(ASI) C’è stato un tempo in cui il Perugia militava in serie A. Sembra trascorsa un’eternità da quegli anni fatati in cui i miti cantati e le contestazioni care a Guccini erano già ricordi lontani. Non era il Perugia dei miracoli, ma un miracoloso Perugia, condotto dalla famiglia Gaucci da Barletta fino a Eindhoven. Una squadra colma di campioni che di lì a poco avrebbero sollevato al cielo prestigiosi trofei.
Ma anche di scommesse mai riuscite e talenti sfioriti. Storie di uomini, anime nobili o meno, sempre pronte a correre dietro ad un pallone.
Tra questi giocolieri c’è stato anche chi, partito dal lontano Ecuador con direzione corso Vannucci, ha unito cuori di tanti appassionati e spezzato quello di qualche donna di troppo.
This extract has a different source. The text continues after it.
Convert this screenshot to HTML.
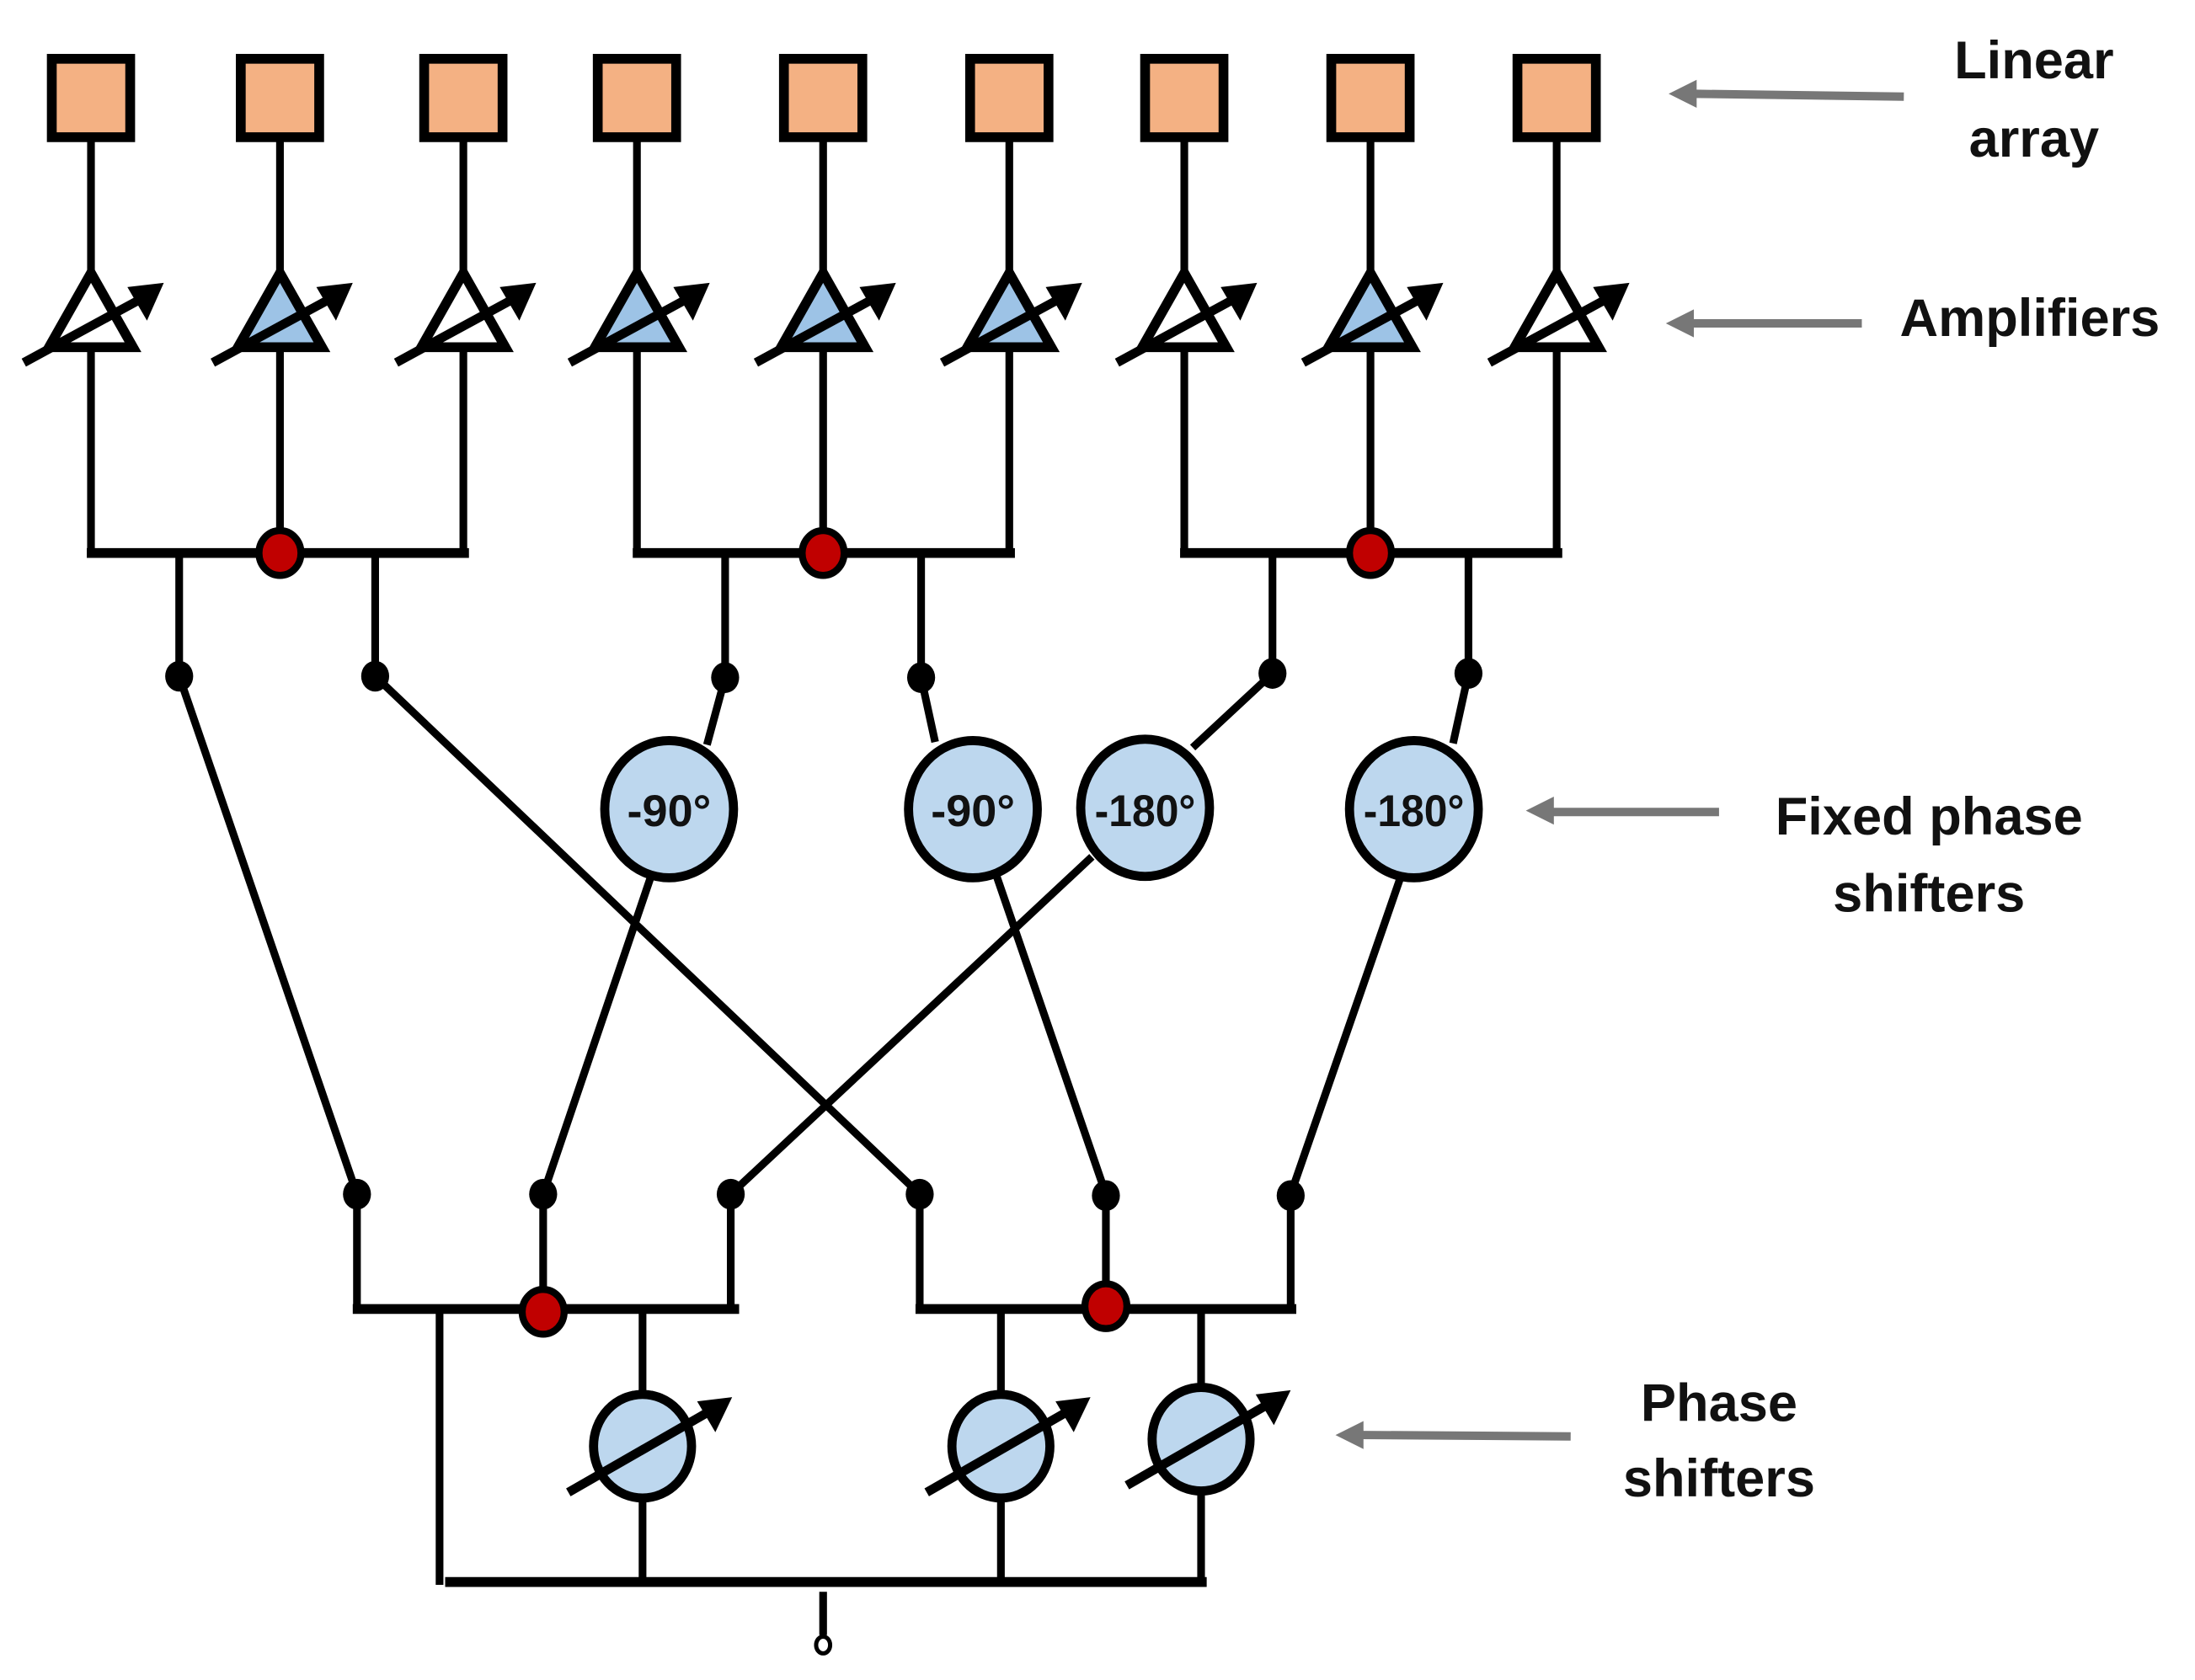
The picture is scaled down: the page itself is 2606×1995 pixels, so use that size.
<!DOCTYPE html>
<html><head><meta charset="utf-8"><style>
html,body{margin:0;padding:0;background:#fff;}
svg{display:block;}
text{font-family:"Liberation Sans",sans-serif;font-weight:bold;fill:#111;}
</style></head><body>
<svg width="2606" height="1995" viewBox="0 0 1568 1200" preserveAspectRatio="none" xmlns="http://www.w3.org/2000/svg">
<defs>
<g id="ampArrow">
<line x1="-48" y1="64" x2="33" y2="20" stroke="#000" stroke-width="6.5"/>
<polygon points="52,7 26,10 40,34" fill="#000"/>
</g>
</defs>
<g stroke="#000" stroke-width="5.5" fill="none">
<path d="M65 100V195 M200 100V195 M331 100V195 M455 100V195 M588 100V195 M721 100V195 M846 100V195 M979 100V195 M1112 100V195"/>
<path d="M65 248V395 M200 248V395 M331 248V395 M455 248V395 M588 248V395 M721 248V395 M846 248V395 M979 248V395 M1112 248V395"/>
<path d="M128 395V483 M268 395V483 M518 395V484 M658 395V484 M909 395V481 M1049 395V481"/>
<path d="M128 483L255 853 M268 483L657 853 M518 484L505 532 M465 626L388 853 M658 484L668 530 M712 626L790 853 M909 481L852 534 M780 612L522 853 M1049 481L1038 531 M1000 628L922 853"/>
<path d="M255 853V935 M388 853V935 M522 853V935 M657 853V935 M790 853V935 M922 853V935"/>
<path d="M314 935V1132 M459 935V996 M459 1070V1130 M715 935V996 M715 1070V1130 M858 935V991 M858 1065V1130"/>
<path d="M588 1137V1168"/>
</g>
<g stroke="#000" stroke-width="7" fill="none">
<path d="M62 395H335 M452 395H725 M843 395H1116"/>
<path d="M252 935H528 M654 935H926"/>
<path d="M318 1130H862"/>
</g>
<g fill="#F4B183" stroke="#000" stroke-width="7">
<rect x="37" y="42" width="56" height="56"/><rect x="172" y="42" width="56" height="56"/><rect x="303" y="42" width="56" height="56"/>
<rect x="427" y="42" width="56" height="56"/><rect x="560" y="42" width="56" height="56"/><rect x="693" y="42" width="56" height="56"/>
<rect x="818" y="42" width="56" height="56"/><rect x="951" y="42" width="56" height="56"/><rect x="1084" y="42" width="56" height="56"/>
</g>
<g stroke="#000" stroke-width="7" stroke-linejoin="miter">
<g transform="translate(65,0)"><polygon points="0,195 -30,248 30,248" fill="#fff"/></g>
<g transform="translate(200,0)"><polygon points="0,195 -30,248 30,248" fill="#9DC3E6"/></g>
<g transform="translate(331,0)"><polygon points="0,195 -30,248 30,248" fill="#fff"/></g>
<g transform="translate(455,0)"><polygon points="0,195 -30,248 30,248" fill="#9DC3E6"/></g>
<g transform="translate(588,0)"><polygon points="0,195 -30,248 30,248" fill="#9DC3E6"/></g>
<g transform="translate(721,0)"><polygon points="0,195 -30,248 30,248" fill="#9DC3E6"/></g>
<g transform="translate(846,0)"><polygon points="0,195 -30,248 30,248" fill="#fff"/></g>
<g transform="translate(979,0)"><polygon points="0,195 -30,248 30,248" fill="#9DC3E6"/></g>
<g transform="translate(1112,0)"><polygon points="0,195 -30,248 30,248" fill="#fff"/></g>
</g>
<g>
<use href="#ampArrow" transform="translate(65,195)"/><use href="#ampArrow" transform="translate(200,195)"/><use href="#ampArrow" transform="translate(331,195)"/>
<use href="#ampArrow" transform="translate(455,195)"/><use href="#ampArrow" transform="translate(588,195)"/><use href="#ampArrow" transform="translate(721,195)"/>
<use href="#ampArrow" transform="translate(846,195)"/><use href="#ampArrow" transform="translate(979,195)"/><use href="#ampArrow" transform="translate(1112,195)"/>
</g>
<g fill="#000">
<ellipse cx="128" cy="483" rx="10" ry="11"/><ellipse cx="268" cy="483" rx="10" ry="11"/><ellipse cx="518" cy="484" rx="10" ry="11"/>
<ellipse cx="658" cy="484" rx="10" ry="11"/><ellipse cx="909" cy="481" rx="10" ry="11"/><ellipse cx="1049" cy="481" rx="10" ry="11"/>
<ellipse cx="255" cy="853" rx="10" ry="11"/><ellipse cx="388" cy="853" rx="10" ry="11"/><ellipse cx="522" cy="853" rx="10" ry="11"/>
<ellipse cx="657" cy="853" rx="10" ry="11"/><ellipse cx="790" cy="854" rx="10" ry="11"/><ellipse cx="922" cy="854" rx="10" ry="11"/>
</g>
<g fill="#C00000" stroke="#000" stroke-width="5">
<ellipse cx="200" cy="395" rx="15" ry="16"/><ellipse cx="588" cy="395" rx="15" ry="16"/><ellipse cx="979" cy="395" rx="15" ry="16"/>
<ellipse cx="388" cy="937" rx="15" ry="16"/><ellipse cx="790" cy="933" rx="15" ry="16"/>
</g>
<g fill="#BDD7EE" stroke="#000" stroke-width="6.5">
<ellipse cx="478" cy="578" rx="46" ry="49"/><ellipse cx="695" cy="578" rx="46" ry="49"/>
<ellipse cx="818" cy="577" rx="46" ry="49"/><ellipse cx="1010" cy="578" rx="46" ry="49"/>
</g>
<g font-size="32" text-anchor="middle">
<text x="478" y="590" textLength="60" lengthAdjust="spacingAndGlyphs">-90°</text>
<text x="695" y="590" textLength="60" lengthAdjust="spacingAndGlyphs">-90°</text>
<text x="818" y="590" textLength="72" lengthAdjust="spacingAndGlyphs">-180°</text>
<text x="1010" y="590" textLength="72" lengthAdjust="spacingAndGlyphs">-180°</text>
</g>
<g fill="#BDD7EE" stroke="#000" stroke-width="6.5">
<ellipse cx="459" cy="1033" rx="35" ry="37"/><ellipse cx="715" cy="1033" rx="35" ry="37"/><ellipse cx="858" cy="1028" rx="35" ry="37"/>
</g>
<g>
<g transform="translate(459,1033)"><line x1="-53" y1="33" x2="48" y2="-25" stroke="#000" stroke-width="6.5"/><polygon points="64,-35 39,-32 52,-10" fill="#000"/></g>
<g transform="translate(715,1033)"><line x1="-53" y1="33" x2="48" y2="-25" stroke="#000" stroke-width="6.5"/><polygon points="64,-35 39,-32 52,-10" fill="#000"/></g>
<g transform="translate(858,1028)"><line x1="-53" y1="33" x2="48" y2="-25" stroke="#000" stroke-width="6.5"/><polygon points="64,-35 39,-32 52,-10" fill="#000"/></g>
</g>
<ellipse cx="588" cy="1175" rx="5" ry="6" fill="#fff" stroke="#000" stroke-width="3"/>
<g stroke="#777" stroke-width="6" fill="#777">
<line x1="1360" y1="69" x2="1210" y2="67"/><polygon points="1192,67 1212,57 1212,77" stroke="none"/>
<line x1="1330" y1="231" x2="1208" y2="231"/><polygon points="1190,231 1210,221 1210,241" stroke="none"/>
<line x1="1228" y1="580" x2="1108" y2="580"/><polygon points="1090,579 1110,569 1110,589" stroke="none"/>
<line x1="1122" y1="1026" x2="972" y2="1025"/><polygon points="954,1025 974,1015 974,1035" stroke="none"/>
</g>
<g font-size="38" text-anchor="middle">
<text x="1453" y="56">Linear</text><text x="1453" y="112">array</text>
<text x="1450" y="240">Amplifiers</text>
<text x="1378" y="596">Fixed phase</text><text x="1378" y="651">shifters</text>
<text x="1228" y="1015">Phase</text><text x="1228" y="1069">shifters</text>
</g>
</svg>
</body></html>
Jaime Iván Kaviedes, promessa sudamericana, arriva in Italia durante il mercato di riparazione della stagione 1998/99. È il Grifo targato Boskov e griffato Nakata, ieri samurai all’ombra di Sant’Ercolano, oggi imprenditore di successo e produttore di Sakē. L’infanzia di Kaviedes è stata tutt’altro che semplice. Schiaffi in faccia di quelli che non lasciano il segno solo sul viso, ma che graffiano il cuore per sempre. A sei anni per colpa di un fato crudele camuffato da incidente stradale, saluta per sempre i genitori. Un vuoto interiore mitigato solo da partite giocate sullo sterrato. Ma il destino, spesso infausto, qualche volta sa essere generoso, e Kaviedes non si lascia sfuggire l’occasione di indossare la maglia dell’Emelec, squadra di Santiago de Guayaquil.
Il genio intrappolato nella lampada esplode con tutta la sua classe. Un fiuto straordinario per il gol che lo porta a realizzare 43 reti in 34 partite. Numero 9 sulle spalle degno dei più grandi centravanti, velocità e tecnica che deliziano il raffinato palato di Luciano Gaucci. A Perugia Kaviedes indossa la 33 - la 9 è occupata - ma al posto del cognome si fa ricamare sulle spalle Nine, il suo numero. L’avventura nel campionato italiano comincia bene; un gol alla Juventus nella sconfitta per 2-1, poi altre due reti contro Sampdoria - superbo tiro al volo da fuori area - e contro l’Inter. Ma si tratta solo di facili illusioni, il genio rincasa troppo presto e Perugia non ha la forza per strofinare efficacemente quella lampada.
Troppo grandi i demoni che Nine si porta dentro e che lo accompagnano anche al Celta Vigo. Gli esorcismi latitano, come i gol in Galizia, e la nuova esperienza si rivela fallimentare. La gloria sembra riabbracciarlo durante il definitivo ritorno in Ecuador. Grazie ad una sua rete la Selección conquista la qualificazione ai mondiali in Corea e Giappone. Kaviedes riscrive la storia sportiva del suo País, ma non basta ad evitargli la conoscenza delle droghe. Di magico in quella polverina non c’è nulla, e a rotolare verso la rete non è più l’amico pallone, ma quella vita presa a calci a suon di eccessi. Dipendenza contenuta nel 2016 con un ricovero forzato, ma tentazione sempre libera di bussare alla sua porta. Una sfida continua, una guardia da non abbassare mai e la solita nostalgia per quella maglia numero 9. Colpi di genio e di testa di Kaviedes, El Nine de Perugia.